** BEGIN GIVEN RECORDS **

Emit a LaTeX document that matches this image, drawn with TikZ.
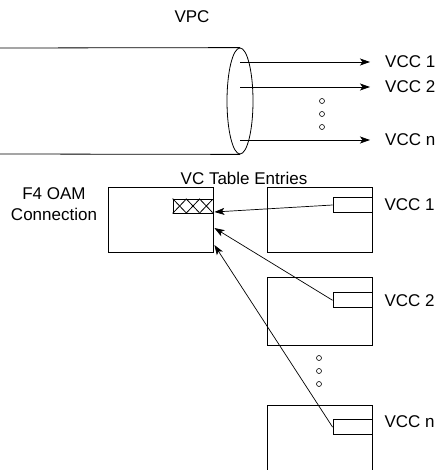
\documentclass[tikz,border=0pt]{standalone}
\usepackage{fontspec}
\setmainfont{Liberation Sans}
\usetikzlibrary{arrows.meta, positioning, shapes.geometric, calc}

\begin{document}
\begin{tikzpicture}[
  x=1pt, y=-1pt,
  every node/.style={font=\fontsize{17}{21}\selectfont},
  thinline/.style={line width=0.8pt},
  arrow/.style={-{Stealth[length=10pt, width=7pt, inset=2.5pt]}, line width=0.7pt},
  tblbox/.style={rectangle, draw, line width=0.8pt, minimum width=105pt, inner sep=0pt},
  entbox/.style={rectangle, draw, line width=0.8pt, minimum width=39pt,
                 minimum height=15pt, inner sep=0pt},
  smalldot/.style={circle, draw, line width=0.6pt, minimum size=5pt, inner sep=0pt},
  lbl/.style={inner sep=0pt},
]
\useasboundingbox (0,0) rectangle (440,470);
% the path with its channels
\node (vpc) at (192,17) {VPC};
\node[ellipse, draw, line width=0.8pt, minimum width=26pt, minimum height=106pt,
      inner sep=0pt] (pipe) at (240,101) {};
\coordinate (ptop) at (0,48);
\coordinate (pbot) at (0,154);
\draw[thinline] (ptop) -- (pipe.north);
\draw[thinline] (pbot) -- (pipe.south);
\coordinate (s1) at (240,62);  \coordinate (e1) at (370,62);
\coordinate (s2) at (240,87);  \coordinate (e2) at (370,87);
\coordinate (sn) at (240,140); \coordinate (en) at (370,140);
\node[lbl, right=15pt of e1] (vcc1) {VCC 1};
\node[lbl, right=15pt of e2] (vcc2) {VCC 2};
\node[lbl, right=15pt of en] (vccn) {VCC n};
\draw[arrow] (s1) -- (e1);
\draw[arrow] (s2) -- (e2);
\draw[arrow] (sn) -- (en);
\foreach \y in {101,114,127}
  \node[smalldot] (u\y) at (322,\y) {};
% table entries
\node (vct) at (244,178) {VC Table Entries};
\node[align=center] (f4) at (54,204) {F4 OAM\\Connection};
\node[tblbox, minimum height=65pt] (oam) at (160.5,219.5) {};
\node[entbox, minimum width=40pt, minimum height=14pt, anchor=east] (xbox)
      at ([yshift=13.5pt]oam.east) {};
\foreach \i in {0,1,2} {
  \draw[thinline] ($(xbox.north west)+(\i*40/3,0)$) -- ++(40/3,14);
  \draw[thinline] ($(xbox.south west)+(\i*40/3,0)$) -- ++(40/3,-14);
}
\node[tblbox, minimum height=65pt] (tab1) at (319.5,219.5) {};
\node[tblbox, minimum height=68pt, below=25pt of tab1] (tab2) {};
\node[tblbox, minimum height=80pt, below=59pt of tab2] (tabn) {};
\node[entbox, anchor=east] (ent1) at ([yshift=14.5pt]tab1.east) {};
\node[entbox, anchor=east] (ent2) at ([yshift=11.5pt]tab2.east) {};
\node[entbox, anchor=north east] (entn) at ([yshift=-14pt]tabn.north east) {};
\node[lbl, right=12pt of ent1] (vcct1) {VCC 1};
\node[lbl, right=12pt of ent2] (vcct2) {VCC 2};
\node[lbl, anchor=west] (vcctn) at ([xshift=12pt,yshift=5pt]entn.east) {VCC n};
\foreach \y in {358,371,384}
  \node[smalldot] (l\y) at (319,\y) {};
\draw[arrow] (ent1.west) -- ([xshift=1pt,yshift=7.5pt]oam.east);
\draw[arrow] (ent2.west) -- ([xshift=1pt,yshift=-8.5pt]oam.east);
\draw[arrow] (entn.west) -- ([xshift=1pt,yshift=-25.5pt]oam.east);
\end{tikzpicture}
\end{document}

** END GIVEN RECORDS **
** BEGIN GIVEN RECORDS **

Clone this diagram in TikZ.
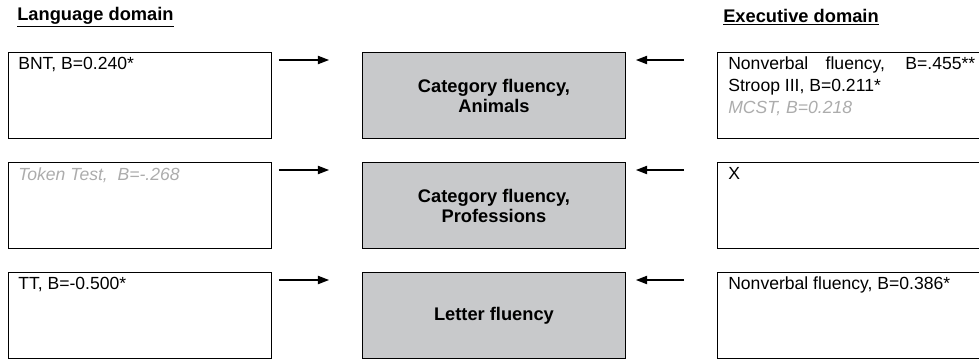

** END GIVEN RECORDS **
** BEGIN GIVEN RECORDS **

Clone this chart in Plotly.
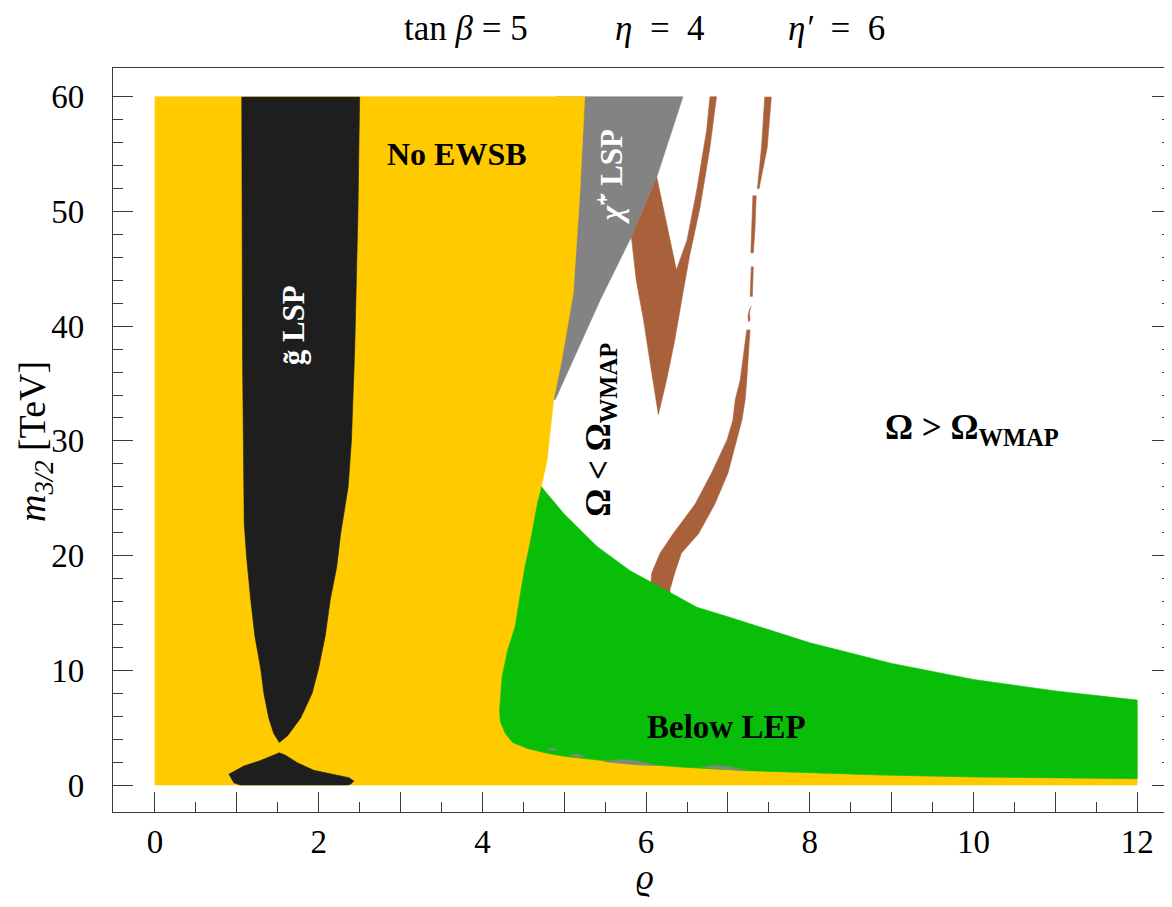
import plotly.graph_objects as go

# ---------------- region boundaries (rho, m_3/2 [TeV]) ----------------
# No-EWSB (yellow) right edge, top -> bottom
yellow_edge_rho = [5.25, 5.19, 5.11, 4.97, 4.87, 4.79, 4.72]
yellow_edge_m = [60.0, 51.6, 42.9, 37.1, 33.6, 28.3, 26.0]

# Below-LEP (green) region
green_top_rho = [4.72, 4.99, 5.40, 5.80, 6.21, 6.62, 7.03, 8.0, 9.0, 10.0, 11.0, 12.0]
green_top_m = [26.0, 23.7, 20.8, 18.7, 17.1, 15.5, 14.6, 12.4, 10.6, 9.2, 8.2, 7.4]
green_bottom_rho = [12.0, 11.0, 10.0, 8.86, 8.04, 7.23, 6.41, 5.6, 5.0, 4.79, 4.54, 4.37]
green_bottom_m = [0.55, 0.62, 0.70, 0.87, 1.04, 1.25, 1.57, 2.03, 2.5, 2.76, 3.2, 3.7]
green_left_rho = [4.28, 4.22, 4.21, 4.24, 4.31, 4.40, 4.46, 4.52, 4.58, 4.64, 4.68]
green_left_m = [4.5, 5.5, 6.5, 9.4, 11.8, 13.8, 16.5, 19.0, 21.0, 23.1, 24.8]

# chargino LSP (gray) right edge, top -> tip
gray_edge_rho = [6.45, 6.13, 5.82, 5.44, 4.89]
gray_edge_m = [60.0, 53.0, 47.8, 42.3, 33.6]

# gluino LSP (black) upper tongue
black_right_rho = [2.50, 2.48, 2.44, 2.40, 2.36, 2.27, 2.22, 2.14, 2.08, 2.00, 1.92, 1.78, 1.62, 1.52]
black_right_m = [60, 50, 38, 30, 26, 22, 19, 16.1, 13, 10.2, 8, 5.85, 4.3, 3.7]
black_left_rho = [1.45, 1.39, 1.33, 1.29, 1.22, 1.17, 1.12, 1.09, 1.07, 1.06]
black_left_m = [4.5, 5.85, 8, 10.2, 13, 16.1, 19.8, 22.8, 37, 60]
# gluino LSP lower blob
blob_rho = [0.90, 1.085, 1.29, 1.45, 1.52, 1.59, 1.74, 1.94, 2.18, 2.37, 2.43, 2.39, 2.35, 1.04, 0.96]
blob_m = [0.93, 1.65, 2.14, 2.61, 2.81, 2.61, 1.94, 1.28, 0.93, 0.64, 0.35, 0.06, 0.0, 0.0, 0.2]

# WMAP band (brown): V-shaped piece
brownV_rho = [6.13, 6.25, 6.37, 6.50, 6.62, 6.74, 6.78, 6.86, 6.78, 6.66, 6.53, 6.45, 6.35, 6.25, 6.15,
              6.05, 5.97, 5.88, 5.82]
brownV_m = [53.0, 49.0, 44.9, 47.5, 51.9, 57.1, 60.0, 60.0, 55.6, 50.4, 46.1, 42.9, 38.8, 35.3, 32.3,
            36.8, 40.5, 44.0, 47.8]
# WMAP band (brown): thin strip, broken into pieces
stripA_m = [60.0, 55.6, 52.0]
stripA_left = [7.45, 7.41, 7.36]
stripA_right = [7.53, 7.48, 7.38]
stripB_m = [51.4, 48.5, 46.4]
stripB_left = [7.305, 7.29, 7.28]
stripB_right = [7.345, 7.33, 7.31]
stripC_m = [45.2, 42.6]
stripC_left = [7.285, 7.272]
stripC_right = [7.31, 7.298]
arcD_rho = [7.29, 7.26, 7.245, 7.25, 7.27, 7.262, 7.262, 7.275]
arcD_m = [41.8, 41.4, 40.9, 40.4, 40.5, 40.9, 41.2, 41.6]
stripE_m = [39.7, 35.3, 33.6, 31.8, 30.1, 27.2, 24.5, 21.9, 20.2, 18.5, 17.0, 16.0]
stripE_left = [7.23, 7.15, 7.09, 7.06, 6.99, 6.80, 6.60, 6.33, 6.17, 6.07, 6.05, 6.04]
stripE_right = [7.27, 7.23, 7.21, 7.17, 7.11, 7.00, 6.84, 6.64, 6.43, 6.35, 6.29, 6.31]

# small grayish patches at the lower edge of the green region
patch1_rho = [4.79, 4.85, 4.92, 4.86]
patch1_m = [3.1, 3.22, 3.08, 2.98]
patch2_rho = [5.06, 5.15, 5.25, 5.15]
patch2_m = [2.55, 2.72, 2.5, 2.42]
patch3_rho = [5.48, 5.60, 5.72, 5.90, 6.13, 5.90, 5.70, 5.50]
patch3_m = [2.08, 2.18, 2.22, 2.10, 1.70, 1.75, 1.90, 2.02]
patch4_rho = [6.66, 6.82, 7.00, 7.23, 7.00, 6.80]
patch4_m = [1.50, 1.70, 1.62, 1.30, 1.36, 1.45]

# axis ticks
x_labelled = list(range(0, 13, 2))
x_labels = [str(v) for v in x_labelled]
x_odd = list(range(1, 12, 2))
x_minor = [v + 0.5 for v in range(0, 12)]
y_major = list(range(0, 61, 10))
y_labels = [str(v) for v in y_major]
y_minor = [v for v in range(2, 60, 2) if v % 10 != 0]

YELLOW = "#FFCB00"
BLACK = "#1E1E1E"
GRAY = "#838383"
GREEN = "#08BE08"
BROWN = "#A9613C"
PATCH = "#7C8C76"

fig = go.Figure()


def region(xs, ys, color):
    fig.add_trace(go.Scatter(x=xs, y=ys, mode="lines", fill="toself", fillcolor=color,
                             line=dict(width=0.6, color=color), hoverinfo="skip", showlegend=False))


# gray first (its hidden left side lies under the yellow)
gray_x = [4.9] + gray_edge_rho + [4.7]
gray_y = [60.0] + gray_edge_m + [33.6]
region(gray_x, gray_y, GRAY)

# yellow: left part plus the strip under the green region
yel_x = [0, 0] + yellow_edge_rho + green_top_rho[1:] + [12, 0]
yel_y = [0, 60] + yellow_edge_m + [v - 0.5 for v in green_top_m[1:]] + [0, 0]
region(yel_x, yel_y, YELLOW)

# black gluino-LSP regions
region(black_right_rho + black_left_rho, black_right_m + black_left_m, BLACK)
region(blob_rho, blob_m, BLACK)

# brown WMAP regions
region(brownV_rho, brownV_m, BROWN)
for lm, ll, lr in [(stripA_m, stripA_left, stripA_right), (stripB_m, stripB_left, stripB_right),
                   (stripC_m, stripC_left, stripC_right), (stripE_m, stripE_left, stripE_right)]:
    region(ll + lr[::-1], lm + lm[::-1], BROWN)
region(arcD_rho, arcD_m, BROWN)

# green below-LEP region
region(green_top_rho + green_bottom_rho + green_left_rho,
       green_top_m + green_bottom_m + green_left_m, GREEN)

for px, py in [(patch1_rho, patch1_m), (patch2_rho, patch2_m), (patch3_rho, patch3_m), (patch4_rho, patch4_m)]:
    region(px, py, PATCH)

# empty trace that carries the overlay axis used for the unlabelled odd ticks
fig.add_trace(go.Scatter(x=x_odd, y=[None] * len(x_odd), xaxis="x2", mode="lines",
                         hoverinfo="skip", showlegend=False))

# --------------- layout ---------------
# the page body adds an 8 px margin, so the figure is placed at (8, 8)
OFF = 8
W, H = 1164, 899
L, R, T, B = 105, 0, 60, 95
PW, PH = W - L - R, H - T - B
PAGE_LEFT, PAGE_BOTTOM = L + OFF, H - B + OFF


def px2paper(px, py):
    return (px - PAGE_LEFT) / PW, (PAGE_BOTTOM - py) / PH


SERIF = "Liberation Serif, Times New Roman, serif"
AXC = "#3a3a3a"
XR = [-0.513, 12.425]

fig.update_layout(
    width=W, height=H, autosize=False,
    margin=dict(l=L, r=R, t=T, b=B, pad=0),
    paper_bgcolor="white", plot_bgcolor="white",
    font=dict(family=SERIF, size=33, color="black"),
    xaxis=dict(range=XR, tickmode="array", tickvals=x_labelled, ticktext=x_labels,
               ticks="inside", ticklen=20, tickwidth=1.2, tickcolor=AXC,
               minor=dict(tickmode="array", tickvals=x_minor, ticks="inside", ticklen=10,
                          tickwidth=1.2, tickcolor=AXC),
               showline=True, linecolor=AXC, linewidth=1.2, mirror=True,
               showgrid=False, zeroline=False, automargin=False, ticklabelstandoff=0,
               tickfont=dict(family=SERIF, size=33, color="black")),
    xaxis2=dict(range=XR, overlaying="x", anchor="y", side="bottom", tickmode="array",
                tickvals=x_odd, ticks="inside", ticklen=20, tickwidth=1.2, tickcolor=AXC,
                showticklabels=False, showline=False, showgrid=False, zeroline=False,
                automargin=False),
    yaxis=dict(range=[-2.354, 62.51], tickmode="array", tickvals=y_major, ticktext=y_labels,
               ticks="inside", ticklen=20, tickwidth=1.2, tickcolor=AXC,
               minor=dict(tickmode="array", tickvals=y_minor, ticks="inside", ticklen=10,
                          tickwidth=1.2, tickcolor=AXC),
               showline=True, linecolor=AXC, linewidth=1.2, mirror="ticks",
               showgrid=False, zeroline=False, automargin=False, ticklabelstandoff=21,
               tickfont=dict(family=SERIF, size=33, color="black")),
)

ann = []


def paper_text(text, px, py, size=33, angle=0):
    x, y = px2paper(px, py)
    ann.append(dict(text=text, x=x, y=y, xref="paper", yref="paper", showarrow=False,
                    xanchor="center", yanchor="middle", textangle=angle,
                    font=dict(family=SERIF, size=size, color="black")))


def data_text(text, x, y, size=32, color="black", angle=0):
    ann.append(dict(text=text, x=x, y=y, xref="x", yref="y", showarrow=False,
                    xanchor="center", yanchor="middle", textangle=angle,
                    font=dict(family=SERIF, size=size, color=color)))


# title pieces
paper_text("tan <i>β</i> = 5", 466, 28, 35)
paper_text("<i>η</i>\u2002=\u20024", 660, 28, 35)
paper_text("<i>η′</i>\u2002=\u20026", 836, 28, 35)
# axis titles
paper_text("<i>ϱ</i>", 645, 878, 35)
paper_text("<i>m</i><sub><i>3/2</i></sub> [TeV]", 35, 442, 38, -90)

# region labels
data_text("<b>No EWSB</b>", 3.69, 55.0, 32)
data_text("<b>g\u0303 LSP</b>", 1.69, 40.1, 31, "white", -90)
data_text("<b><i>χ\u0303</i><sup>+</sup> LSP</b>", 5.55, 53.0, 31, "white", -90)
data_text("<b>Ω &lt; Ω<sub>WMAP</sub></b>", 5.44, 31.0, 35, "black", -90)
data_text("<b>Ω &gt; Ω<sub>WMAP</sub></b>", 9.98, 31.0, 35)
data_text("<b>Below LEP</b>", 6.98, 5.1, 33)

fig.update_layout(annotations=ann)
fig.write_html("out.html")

** END GIVEN RECORDS **

#### GIVEN EXERCISE:
Repeat the lines above exactly, beginning with the one containing "Clone this chart in Plotly." and finishing with the one containing "yellow_edge_m = [60.0, 51.6, 42.9, 37.1, 33.6, 28.3, 26.0]". No pictures belong in the copy.

#### ANSWER TO THE TASK:
Clone this chart in Plotly.
import plotly.graph_objects as go

# ---------------- region boundaries (rho, m_3/2 [TeV]) ----------------
# No-EWSB (yellow) right edge, top -> bottom
yellow_edge_rho = [5.25, 5.19, 5.11, 4.97, 4.87, 4.79, 4.72]
yellow_edge_m = [60.0, 51.6, 42.9, 37.1, 33.6, 28.3, 26.0]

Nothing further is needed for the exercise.